Well logs such as spontaneous potential and gamma ray historically have been the only tools available for facies evaluation of uncored wells, and are largely restricted to providing interpretations of lithology. The addition of microresistivity image logs has greatly improved facies identifications and their interpretations, on par with and (in some ways) superior to core-derived facies evaluations. In the case of channel complexes, core descriptions provide details about bedding contacts, sedimentary texture, stratification style, bioturbation intensity, and trace fossil diversity. Image logs provide texture, fabric, bedding contact style, dip directions and angles, large-scale stratification, and bedding architecture information yielding paleoflow and lateral accretion directions. When core description data are integrated with image log analysis, the subsurface analyst possesses a powerful tool for characterizing and mapping facies, facies successions, and facies associations.
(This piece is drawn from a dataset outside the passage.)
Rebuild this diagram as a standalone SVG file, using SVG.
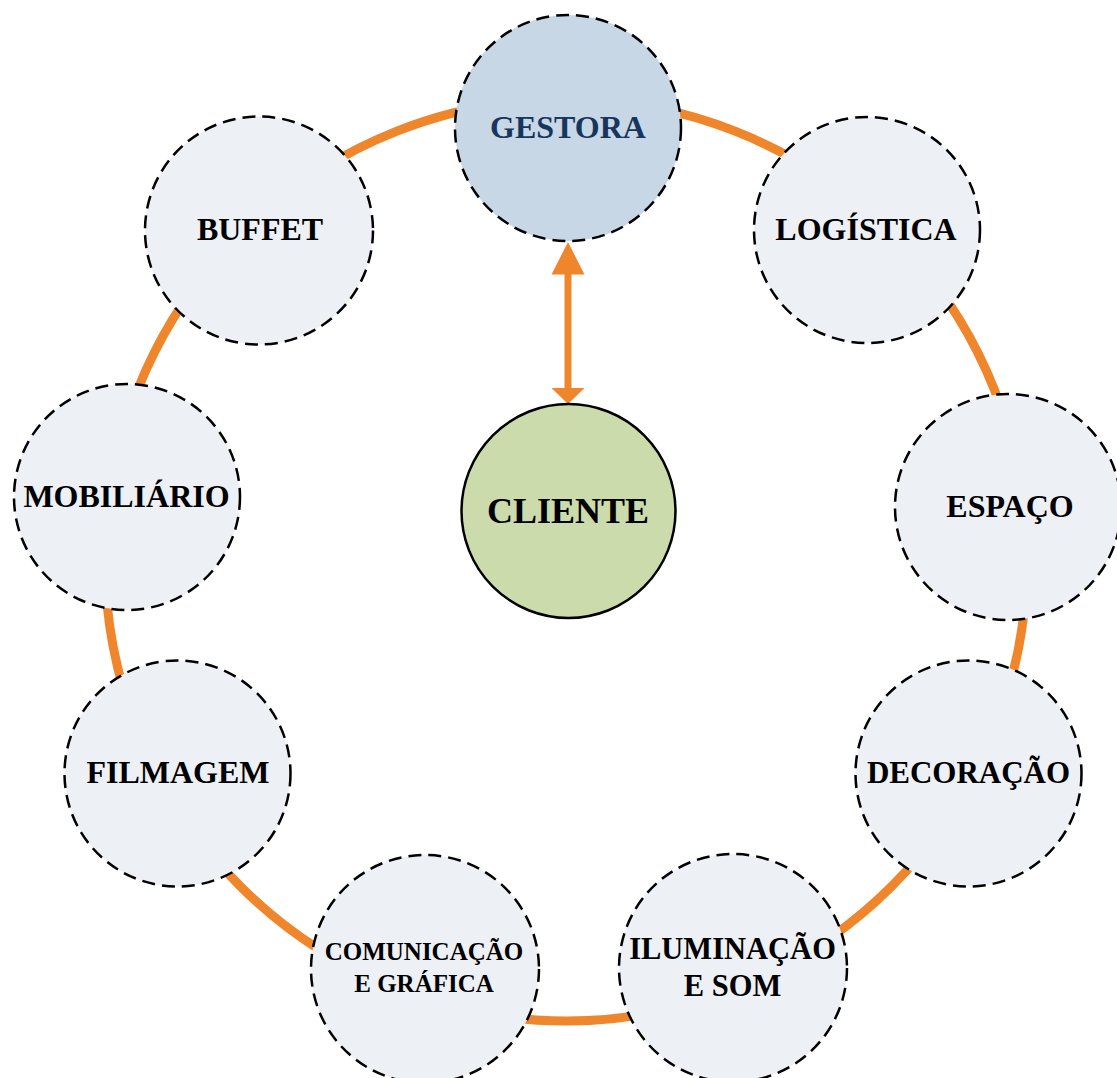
<svg xmlns="http://www.w3.org/2000/svg" width="1117" height="1078" viewBox="0 0 1117 1078">
  <style>
    .node { fill: #EDF0F5; stroke: #000; stroke-width: 2.5; stroke-dasharray: 13 7; }
    .lbl { font-family: "Liberation Serif", "Times New Roman", serif; font-weight: bold; font-size: 32px; fill: #000; text-anchor: middle; }
  </style>
  <rect width="1117" height="1078" fill="#fff"/>
  <g id="connectors">
    <circle cx="566" cy="560" r="461" fill="none" stroke="#F0862B" stroke-width="9"/>
    <rect x="564.5" y="272" width="7" height="118" fill="#F0862B"/>
    <polygon points="568,242 584.5,274.5 551.5,274.5" fill="#F0862B"/>
    <polygon points="568,404 584.5,388 551.5,388" fill="#F0862B"/>
  </g>
  <g id="node-gestora">
    <circle cx="568" cy="128" r="113" class="node" style="fill:#C8D7E6"/>
    <text x="568" y="138" class="lbl" style="fill:#17365D">GESTORA</text>
  </g>
  <g id="node-logistica">
    <circle cx="867" cy="230" r="113" class="node"/>
    <text x="866" y="240" class="lbl">LOGÍSTICA</text>
  </g>
  <g id="node-espaco">
    <circle cx="1008" cy="507" r="113" class="node"/>
    <text x="1010" y="517" class="lbl">ESPAÇO</text>
  </g>
  <g id="node-decoracao">
    <circle cx="968.5" cy="773.5" r="113" class="node"/>
    <text x="968.5" y="783" class="lbl" style="font-size:31px">DECORAÇÃO</text>
  </g>
  <g id="node-iluminacao">
    <circle cx="733" cy="968" r="114" class="node"/>
    <text x="732.5" y="959" class="lbl" style="font-size:30.5px">ILUMINAÇÃO</text>
    <text x="732.5" y="996" class="lbl" style="font-size:30.5px">E SOM</text>
  </g>
  <g id="node-comunicacao">
    <circle cx="425" cy="969" r="114" class="node"/>
    <text x="424" y="960" class="lbl" style="font-size:25px">COMUNICAÇÃO</text>
    <text x="424" y="992" class="lbl" style="font-size:25px">E GRÁFICA</text>
  </g>
  <g id="node-filmagem">
    <circle cx="177.5" cy="773.5" r="113" class="node"/>
    <text x="178" y="783" class="lbl">FILMAGEM</text>
  </g>
  <g id="node-mobiliario">
    <circle cx="127" cy="497" r="113" class="node"/>
    <text x="126.5" y="507" class="lbl">MOBILIÁRIO</text>
  </g>
  <g id="node-buffet">
    <circle cx="259" cy="230.5" r="114" class="node"/>
    <text x="260" y="240" class="lbl">BUFFET</text>
  </g>
  <g id="node-cliente">
    <circle cx="568.5" cy="511" r="107" fill="#CCDBAB" stroke="#000" stroke-width="2.5"/>
    <text x="568" y="523" class="lbl" style="font-size:36px">CLIENTE</text>
  </g>
</svg>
Facies identifications associated with channel systems and their associated point bar deposits are based on several image log criteria. Mud-clast breccias display variable dip angles and dip directions. Cross-stratified sands comprise vertical successions of stacked, internally consistent bedsets with high dip angles (>15°) that indicate paleoflow direction. Lateral accretion beds show consistent dip directions with a progressive change from shallow-to-steep-to-shallow dip angles (e.g., <4°–15°–<4°) from the base to the top of the succession, associated with beds that dip toward the thalweg of the paleochannel. Flat-lying (<4°) mud-dominated intervals record vertical accretion associated with point bar tops or channel abandonment.

Point bar deposits, although readily recognizable in most successions, are notoriously challenging to map and correlate accurately in the subsurface.  Sedimentologic interpretations from microresistivity image logs, by contrast, offer an unparalleled method of accurately reconstructing the point bar architectural elements and mapping their distribution. Bedding dip profiles of architectural elements recording downstream migration, lateral-accretion, and channel abandonment can be reliably demonstrated to record semi-continuous point bar accretion of single or erosionally juxtaposed large-scale channel geobodies. Microresistivity image log analysis clearly demonstrates that bedding arrangements and architectural elements of these heterolithic point bars display discrete and predictable changes in dip angle and direction that are independent of autogenic variations in lithology. We advocate, therefore, that this approach be used to map the facies of point bars in order to reliably predict their reservoir trends.